◆ WHAT THIS TASK INVOLVES ◆
Beginning with the first line, set down every line through the one containing "Not to scale</text>", exactly as it appears, but not the pictures.

::::::::::

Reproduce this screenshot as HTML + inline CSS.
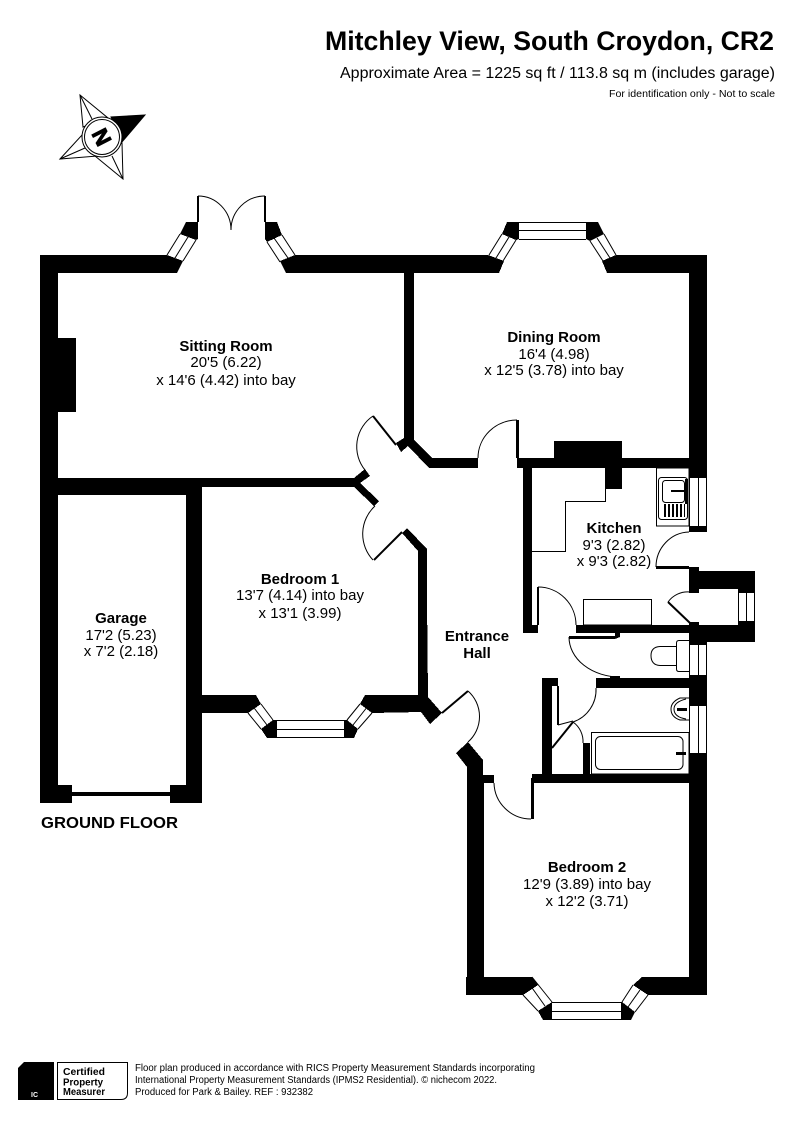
<!DOCTYPE html>
<html><head><meta charset="utf-8"><style>
html,body{margin:0;padding:0;background:#fff}
svg{display:block}
text{font-family:"Liberation Sans",sans-serif;fill:#000}
.b{font-weight:bold}
.c text,.c{text-anchor:middle;font-size:15px}
</style></head><body>
<svg width="794" height="1123" viewBox="0 0 794 1123" xmlns="http://www.w3.org/2000/svg">
<rect width="794" height="1123" fill="#fff"/>
<text class="b" x="325" y="50" font-size="27" textLength="449" lengthAdjust="spacingAndGlyphs">Mitchley View, South Croydon, CR2</text>
<text x="340" y="78" font-size="15.500" textLength="435" lengthAdjust="spacingAndGlyphs">Approximate Area = 1225 sq ft / 113.8 sq m (includes garage)</text>
<text x="609" y="97" font-size="10" textLength="166" lengthAdjust="spacingAndGlyphs">For identification only - Not to scale</text>

<!-- compass -->
<g fill="#fff" stroke="#000" stroke-width="1">
<polygon points="80,95 108,118 83,127"/>
<polygon points="60,159 82,135 98,156"/>
<polygon points="123,179 95,156 122,143"/>
<path d="M80 95L92 119M60 159L85 148M123 179L112 156"/>
<polygon points="145,115 111,117 122,142" fill="#000"/>
<circle cx="102" cy="137" r="20"/>
<circle cx="102" cy="137" r="17.500"/>
</g>
<text class="b" x="0" y="0" font-size="22" text-anchor="middle" stroke="#000" stroke-width="1" transform="translate(102,137) rotate(63) translate(0,8)">N</text>

<g fill="#000" shape-rendering="crispEdges">
<!-- outer left and top -->
<rect x="40" y="255" width="18" height="548"/>
<polygon points="40,255 167,255 183,261 177,273 40,273"/>
<polygon points="186,222 198,222 198,239 196,240 180,234"/>
<polygon points="265,222 277,222 282,235 267,242 265,239"/>
<polygon points="295,255 707,255 707,273 286,273 280,261"/>
<!-- fireplace -->
<rect x="58" y="338" width="18" height="74"/>
<!-- dining bay; covering wall sections -->
<rect x="488" y="255" width="128" height="18" fill="#fff"/>
<polygon points="420,255 488,255 504,261 499,273 420,273"/>
<polygon points="616,255 689,255 689,273 607,273 602,261"/>
<polygon points="507,222 519,222 519,239 516,240 502,234"/>
<polygon points="586,222 598,222 604,234 590,241 586,239"/>
<!-- right wall -->
<rect x="689" y="255" width="18" height="223"/>
<rect x="689" y="526" width="18" height="6"/>
<rect x="689" y="567" width="10" height="26"/>
<rect x="689" y="571" width="66" height="18"/>
<rect x="738" y="589" width="17" height="3"/>
<rect x="689" y="622" width="10" height="3"/>
<rect x="689" y="625" width="66" height="17"/>
<rect x="738" y="622" width="17" height="3"/>
<rect x="689" y="633" width="18" height="12"/>
<rect x="689" y="675" width="18" height="31"/>
<rect x="689" y="753" width="18" height="242"/>
<!-- sitting / dining partition -->
<polygon points="404,272 414,272 414,440 432,458 478,458 478,468 429,468 408,446 401,452 396,443 404,438"/>
<!-- sitting / bedroom wall, garage top -->
<polygon points="58,478 354,478 365,469 370,476 360,483 379,501 374,506 354,487 202,487 202,495 58,495"/>
<!-- garage/bedroom wall -->
<rect x="186" y="487" width="16" height="316"/>
<polygon points="58,785 72,785 72,803 40,803 40,785"/>
<rect x="170" y="785" width="32" height="18"/>
<rect x="72" y="792" width="98" height="4"/>
<!-- hall left wall -->
<polygon points="407,528 427,549 427,600 428,697 442,713 430,724 421,712 418,712 418,551 402,533"/>
<!-- bedroom1 bay -->
<polygon points="202,695 256,695 261,704 248,713 202,713"/>
<polygon points="273,720 277,720 277,738 267,738 261,729"/>
<polygon points="344,720 347,720 358,729 354,738 344,738"/>
<polygon points="365,695 421,695 421,712 372,713 360,704"/>
<!-- hall lower wall / bedroom2 left -->
<polygon points="468,742 456,753 467,767 467,995 532,995 523,995 484,995 484,783 494,783 494,775 483,775 483,760"/>
<polygon points="484,977 532,977 538,985 523,995 466,995 466,977"/>
<!-- bedroom2 bay -->
<polygon points="552,1002 552,1020 543,1020 538,1011"/>
<polygon points="622,1002 635,1012 631,1020 621,1020 621,1002"/>
<polygon points="642,977 689,977 689,995 648,995 633,985"/>
<!-- horizontals: dining/kitchen -->
<rect x="517" y="458" width="172" height="10"/>
<rect x="554" y="441" width="68" height="17"/>
<rect x="605" y="468" width="17" height="21"/>
<rect x="523" y="468" width="9" height="165"/>
<rect x="532" y="625" width="6" height="8"/>
<rect x="576" y="625" width="113" height="8"/>
<polygon points="569,636 615,636 615,633 620,633 620,637 615,639 569,639"/>
<!-- WC/bath wall -->
<rect x="596" y="678" width="93" height="10"/>
<rect x="610" y="676" width="10" height="2"/>
<!-- closet -->
<rect x="542" y="678" width="10" height="97"/>
<rect x="552" y="678" width="6" height="8"/>
<rect x="583" y="743" width="7" height="31"/>
<!-- bed2 top wall -->
<rect x="532" y="774" width="157" height="9"/>
<rect x="531" y="778" width="3" height="41"/>
<!-- door leaves -->
<rect x="197" y="196" width="2" height="26"/>
<rect x="264" y="196" width="2" height="26"/>
<rect x="516" y="420" width="3" height="38"/>
<rect x="537" y="587" width="2" height="38"/>
<rect x="656" y="566" width="33" height="3"/>
<rect x="557" y="686" width="2" height="39"/>
</g>

<g fill="none" stroke="#000" stroke-width="2">
<line x1="373" y1="416" x2="396" y2="445"/>
<line x1="374" y1="560" x2="402" y2="532"/>
<line x1="442" y1="713" x2="468" y2="691"/>
<line x1="668" y1="602" x2="690" y2="623"/>
<line x1="552" y1="748" x2="573" y2="722"/>
</g>

<g fill="none" stroke="#000" stroke-width="1">
<!-- door arcs -->
<path d="M198 196A33 34 0 0 1 231 230"/>
<path d="M265 196A34 34 0 0 0 231 230"/>
<path d="M517 420A39 38 0 0 0 478 458"/>
<path d="M373 416A37 37 0 0 0 365 470"/>
<path d="M375 506A38 38 0 0 0 373 560"/>
<path d="M468 691A34 34 0 0 1 468 742"/>
<path d="M494 783A37 37 0 0 0 531 819"/>
<path d="M656 567A34 35 0 0 1 689 532"/>
<path d="M538 587A38 38 0 0 1 576 625"/>
<path d="M668 602A24 24 0 0 1 690 592"/>
<path d="M569 637A51 40 0 0 0 620 677"/>
<path d="M596 688A34 34 0 0 1 573 722"/>
<path d="M573 722A24 24 0 0 1 583 743"/>
<path d="M558 725L573 721"/>
<!-- windows -->
<path d="M180 234L167 255M196 240L183 261M188 237L175 258"/>
<path d="M267 242L280 262M282 235L295 255M274 238L288 258"/>
<path d="M502 234L489 255M516 240L503 261M509 237L496 258"/>
<path d="M590 241L603 261M604 234L616 255M597 238L610 258"/>
<path d="M519 222.500H586M519 230.500H586M519 239.500H586"/>
<path d="M261 704L273 720M248 713L261 729M254.500 708.500L267 725"/>
<path d="M277 720.500H344M277 729.500H344M277 737.500H344"/>
<path d="M360 704L347 720M372 713L358 729M366 708.500L353 725"/>
<path d="M523 995L538 1011M532 977L552 1002M530 985L545 1006" />
<path d="M552 1002.500H621M552 1011.500H621M552 1019.500H621"/>
<path d="M633 985L622 1002M648 995L635 1012M640 990L628 1007"/>
<path d="M689.500 478V526M698.500 478V526M706.500 478V526"/>
<path d="M689.500 645V675M698.500 645V675M706.500 645V675"/>
<path d="M689.500 706V753M698.500 706V753M706.500 706V753"/>
<path d="M738 592.500H755M738 621.500H755M738.500 592V622M746.500 592V622M754.500 592V622"/>
<!-- kitchen lines -->
<path d="M605.500 489V501.500H565.500V551.500H532"/>
<rect x="583.500" y="599.500" width="68" height="25.500"/>
<rect x="656.500" y="468" width="32.500" height="58"/>
<rect x="658.500" y="477.500" width="29" height="42" rx="3"/>
<rect x="662.500" y="480.500" width="22" height="22" rx="3"/>
<!-- bath -->
<rect x="591.500" y="732.500" width="97.500" height="41.500"/>
<rect x="595.500" y="736.500" width="87.500" height="33" rx="5"/>
<!-- basin -->
<path d="M689 698H680Q671 702 671 709Q671 717 680 720H689"/>
<path d="M686 699Q674 702 674 709Q674 717 686 719"/>
<!-- wc -->
<path d="M689 640.500H679Q676.500 640.500 676.500 643V669Q676.500 671.500 679 671.500H689"/>
<path d="M676 646.500H660Q651 647 651 655.500Q651 665 660 665.500H676"/>
</g>
<g fill="#000" shape-rendering="crispEdges">
<rect x="664" y="504" width="2" height="13"/><rect x="668" y="504" width="2" height="13"/>
<rect x="672" y="504" width="2" height="13"/><rect x="676" y="504" width="2" height="13"/>
<rect x="680" y="504" width="2" height="13"/><rect x="684" y="504" width="1" height="13"/>
<rect x="671" y="490" width="14" height="2"/>
<rect x="685" y="479" width="3" height="25"/>
<rect x="677" y="708" width="10" height="3"/>
<rect x="676" y="752" width="10" height="3"/>
</g>

<!-- labels -->
<g class="c">
<text x="226" y="351" class="b">Sitting Room</text>
<text x="226" y="367">20'5 (6.22)</text>
<text x="226" y="385">x 14'6 (4.42) into bay</text>
<text x="554" y="342" class="b">Dining Room</text>
<text x="554" y="359">16'4 (4.98)</text>
<text x="554" y="375">x 12'5 (3.78) into bay</text>
<text x="614" y="533" class="b">Kitchen</text>
<text x="614" y="550">9'3 (2.82)</text>
<text x="614" y="566">x 9'3 (2.82)</text>
<text x="300" y="584" class="b">Bedroom 1</text>
<text x="300" y="600">13'7 (4.14) into bay</text>
<text x="300" y="618">x 13'1 (3.99)</text>
<text x="121" y="623" class="b">Garage</text>
<text x="121" y="640">17'2 (5.23)</text>
<text x="121" y="656">x 7'2 (2.18)</text>
<text x="477" y="641" class="b">Entrance</text>
<text x="477" y="658" class="b">Hall</text>
<text x="587" y="872" class="b">Bedroom 2</text>
<text x="587" y="889">12'9 (3.89) into bay</text>
<text x="587" y="906">x 12'2 (3.71)</text>
</g>
<text class="b" x="41" y="828" font-size="16" textLength="137" lengthAdjust="spacingAndGlyphs">GROUND FLOOR</text>

<!-- footer -->
<polygon points="24,1062 54,1062 54,1100 18,1100 18,1068" fill="#000"/>
<text x="31" y="1097" font-size="7" class="b" style="fill:#fff">IC</text>
<path d="M57.500 1062.500H127.500V1093Q127.500 1099.500 121 1099.500H57.500Z" fill="none" stroke="#000"/>
<text class="b" x="63" y="1075" font-size="10" textLength="42" lengthAdjust="spacingAndGlyphs">Certified</text>
<text class="b" x="63" y="1085.500" font-size="10" textLength="40" lengthAdjust="spacingAndGlyphs">Property</text>
<text class="b" x="63" y="1095" font-size="10" textLength="42" lengthAdjust="spacingAndGlyphs">Measurer</text>
<text x="135" y="1071" font-size="10" textLength="400" lengthAdjust="spacingAndGlyphs">Floor plan produced in accordance with RICS Property Measurement Standards incorporating</text>
<text x="135" y="1083" font-size="10" textLength="362" lengthAdjust="spacingAndGlyphs">International Property Measurement Standards (IPMS2 Residential).  © nichecom 2022.</text>
<text x="135" y="1095" font-size="10" textLength="178" lengthAdjust="spacingAndGlyphs">Produced for Park &amp; Bailey.   REF : 932382</text>
</svg>
</body></html>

::::::::::

◆ RESPONSE ◆
Reproduce this screenshot as HTML + inline CSS.
<!DOCTYPE html>
<html><head><meta charset="utf-8"><style>
html,body{margin:0;padding:0;background:#fff}
svg{display:block}
text{font-family:"Liberation Sans",sans-serif;fill:#000}
.b{font-weight:bold}
.c text,.c{text-anchor:middle;font-size:15px}
</style></head><body>
<svg width="794" height="1123" viewBox="0 0 794 1123" xmlns="http://www.w3.org/2000/svg">
<rect width="794" height="1123" fill="#fff"/>
<text class="b" x="325" y="50" font-size="27" textLength="449" lengthAdjust="spacingAndGlyphs">Mitchley View, South Croydon, CR2</text>
<text x="340" y="78" font-size="15.500" textLength="435" lengthAdjust="spacingAndGlyphs">Approximate Area = 1225 sq ft / 113.8 sq m (includes garage)</text>
<text x="609" y="97" font-size="10" textLength="166" lengthAdjust="spacingAndGlyphs">For identification only - Not to scale</text>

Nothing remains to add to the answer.